Manque de magistrats, manque de moyens, surcharge de travail menacent l’État de droit
Crédit photo: Bastien Hanot
“On a pas le temps”. Ce lundi 24 mars, le procès Black Eagle se poursuit devant la Cour d’appel de Bruxelles. Un nouveau méga-dossier qui ralentit considérablement le fonctionnement de la Justice, dont les besoins sont criants. Manque de magistrats, manque de moyens, surcharge de travail menacent l’État de droit.
Le dossier “Black Eagle” fait partie des plus grandes affaires liées au narcotrafic traitées par la Justice bruxelloise ces cinq dernières années. L’enquête avait commencé en septembre 2020 suite à la découverte de plusieurs kilos de cannabis et de grandes quantités d’acétone dans un garage bruxellois.
Au cours des deux prochains mois, 35 prévenus comparaitront devant les magistrats de la quatorzième chambre de la Cour d’appel de Bruxelles. Ces deux mois ne sont que la partie visible de l’iceberg. Préparer un tel procès requiert d’analyser des “cartons” comportant des centaines de pages, explique un magistrat, que nous avons interrogé au Palais de Justice. Un magistrat aguerri aurait besoin d’au moins un jour pour traiter un seul carton. Or, le procès Black Eagle en comporte 150! Après l’analyse des cartons, comptez un mois et demi pour rédiger l’arrêt. Résultat : toutes les autres affaires prévues entre novembre 2024 et juin 2025 devant la quatorzième chambre du tribunal ont été reportées.

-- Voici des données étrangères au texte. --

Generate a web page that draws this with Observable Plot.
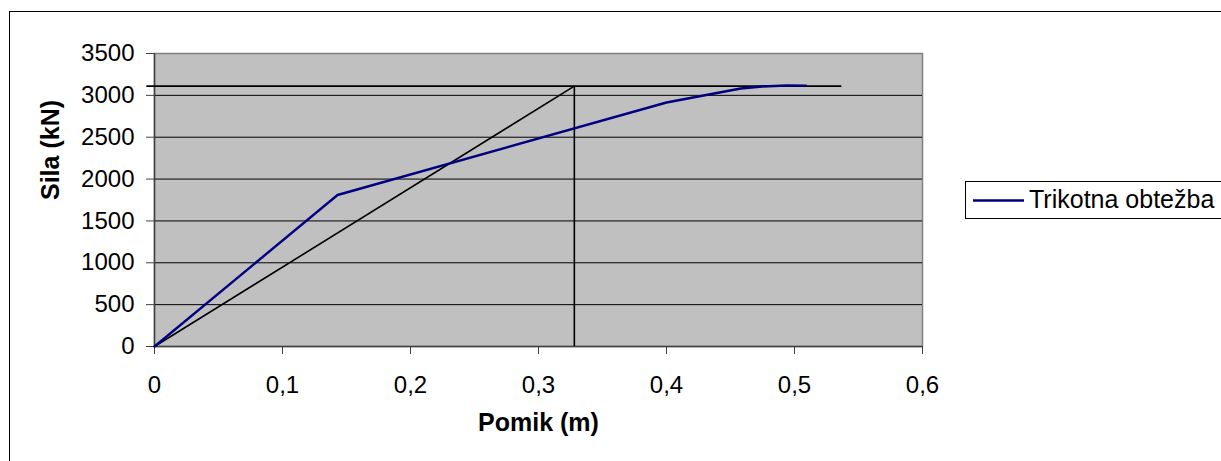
<!DOCTYPE html>
<html>
<head>
<meta charset="utf-8">
<script src="https://cdn.jsdelivr.net/npm/d3@7"></script>
<script src="https://cdn.jsdelivr.net/npm/@observablehq/plot@0.6"></script>
<style>
  html, body { margin: 0; padding: 0; background: #fff; }
  #wrap { position: relative; width: 1221px; height: 461px; overflow: hidden; font-family: "Liberation Sans", Arial, sans-serif; }
  #outer { position: absolute; left: 9px; top: 11px; width: 1400px; height: 600px; border: 1.5px solid #000; box-sizing: border-box; }
  #chart { position: absolute; left: 0; top: 0; }
  #legend { position: absolute; left: 965px; top: 181px; width: 400px; height: 38px; border: 1px solid #000; box-sizing: border-box; background: #fff; }
  #legend svg { position: absolute; left: 0; top: 0; }
  #legend span { position: absolute; left: 63px; top: 3px; font-size: 25px; color: #000; white-space: nowrap; }
</style>
</head>
<body>
<div id="wrap">
  <div id="outer"></div>
  <div id="chart"></div>
  <div id="legend">
    <svg width="60" height="36"><line x1="7" x2="58" y1="18.5" y2="18.5" stroke="#000080" stroke-width="2.5"></line></svg>
    <span id="legendText"></span>
  </div>
</div>
<script>
// ---- data ----
const seriesName = "Trikotna obtežba";
const pomik = [0, 0.143, 0.40, 0.458, 0.475, 0.494, 0.509];
const sila  = [0, 1810, 2915, 3082, 3105, 3118, 3116];

// bilinear idealization (black)
const idealX = [0, 0.328];
const idealY = [0, 3110];
const plateauY = 3110;
const plateauX1 = -0.006;
const plateauX2 = 0.537;
const yieldX = 0.328;

const xTicks = [0, 0.1, 0.2, 0.3, 0.4, 0.5, 0.6];
const xTickLabels = ["0", "0,1", "0,2", "0,3", "0,4", "0,5", "0,6"];
const yTicks = [0, 500, 1000, 1500, 2000, 2500, 3000, 3500];
const yTickLabels = ["0", "500", "1000", "1500", "2000", "2500", "3000", "3500"];
const yGrid = [500, 1000, 1500, 2000, 2500, 3000];
const xTitle = "Pomik (m)";
const yTitle = "Sila (kN)";

const curve = pomik.map((x, i) => ({x, y: sila[i]}));
const ideal = idealX.map((x, i) => ({x, y: idealY[i]}));

document.getElementById("legendText").textContent = seriesName;

const chart = Plot.plot({
  width: 1221,
  height: 461,
  marginLeft: 154,
  marginRight: 299,
  marginTop: 53,
  marginBottom: 115,
  style: {fontFamily: "'Liberation Sans', Arial, sans-serif", fontSize: "24px", background: "transparent", color: "#000"},
  x: {domain: [0, 0.6]},
  y: {domain: [0, 3500]},
  marks: [
    Plot.frame({fill: "#c0c0c0", stroke: "#808080", strokeWidth: 1.5}),
    Plot.gridY(yGrid, {stroke: "#000", strokeOpacity: 1, strokeWidth: 1}),
    Plot.ruleX([0], {stroke: "#404040", strokeWidth: 1.5}),
    Plot.ruleY([0], {stroke: "#404040", strokeWidth: 1.5}),
    Plot.axisX({ticks: xTicks, tickFormat: (d, i) => xTickLabels[i], tickSize: 8, tickPadding: 21, stroke: "#404040", label: null, fontSize: 24}),
    Plot.axisY({ticks: yTicks, tickFormat: (d, i) => yTickLabels[i], tickSize: 8, tickPadding: 12, stroke: "#404040", label: null, fontSize: 24}),
    Plot.ruleY([plateauY], {x1: plateauX1, x2: plateauX2, stroke: "#000", strokeWidth: 1.6}),
    Plot.ruleX([yieldX], {y1: 0, y2: plateauY, stroke: "#000", strokeWidth: 1.6}),
    Plot.line(ideal, {x: "x", y: "y", stroke: "#000", strokeWidth: 1.6}),
    Plot.line(curve, {x: "x", y: "y", stroke: "#000080", strokeWidth: 2.4}),
    Plot.text([xTitle], {frameAnchor: "bottom", dy: 84, fontWeight: "bold", fontSize: 25, fill: "#000"}),
    Plot.text([yTitle], {frameAnchor: "left", dx: -104, rotate: -90, fontWeight: "bold", fontSize: 25, fill: "#000"})
  ]
});
document.getElementById("chart").appendChild(chart);
</script>
</body>
</html>
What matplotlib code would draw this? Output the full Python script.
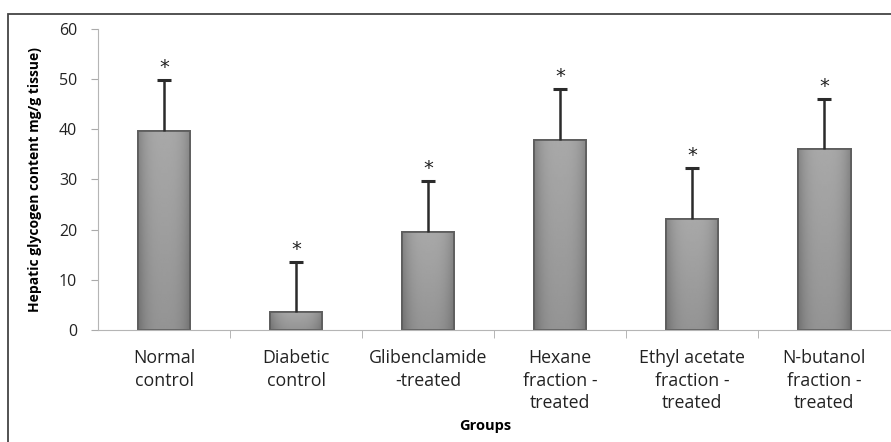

Les moyens dédiés à la Justice ne suivent pas face au nombre d’affaires. D’après la dernière étude du Collège des cours et des tribunaux, un juge travaille en moyenne 52,8 heures par semaine. Le chiffre monte à 54 heures pour les Cours d’appel et tribunaux de première instance. “Je ne connais pas un magistrat qui ne travaille pas 6 jours sur 7”, nous glisse l’un d’entre eux. Toujours d’après la même étude, il faudrait 43% de juges supplémentaires pour traiter les nouvelles affaires dans les meilleurs délais. La Cour d’appel de Bruxelles est la plus touchée par ce manque de magistrats, au point que des magistrats du civil ont dû être attribués aux méga-dossiers correctionnels. Par effet domino, la Cour d’appel de Bruxelles a annoncé la suspension temporaire de l’activité d’une chambre civile.
“Si on ne réagit pas maintenant, je ne mise pas sur une justice efficace dans 20 ou 30 ans”
Pour les magistrats et les greffiers que nous avons rencontrés, le constat reste le même : trop de dossiers, trop peu de juges, trop peu de moyens. Les tribunaux sont débordés, la Justice est lente. Or, une Justice lente, c’est une Justice fragilisée. Quand il faut des mois, voire des années, pour qu’un jugement soit rendu, c’est l’État de droit qui vacille. Ce principe démocratique repose, notamment, sur la capacité de chacun à faire valoir ses droits dans un délai raisonnable. Pour les victimes, l’attente d’une décision judiciaire, surtout pour des affaires de violences ou de préjudices graves, devient une épreuve supplémentaire, témoigne un avocat, croisé en marge du procès Black Eagle. Cette lenteur joue également sur la crédibilité même du système judiciaire, envers lequel peut s’installer la méfiance des citoyens. “Devra-t-on bientôt renoncer à faire appel ? ”, s’interroge-t-il.
Le constat n’est pas neuf, mais, les réformes nécessaires pour alléger la charge des tribunaux se font attendre, au grand dam de la magistrature. Le 19 mars dernier, se tenait le procès fictif “Justice contre État belge” qui dénonçait les problèmes découlant du sous-financement du secteur judiciaire. Cela devient urgent, soupire un juge rencontré au Palais de Justice. “Si on ne réagit pas maintenant, je ne mise pas sur une justice efficace dans 20 ou 30 ans”.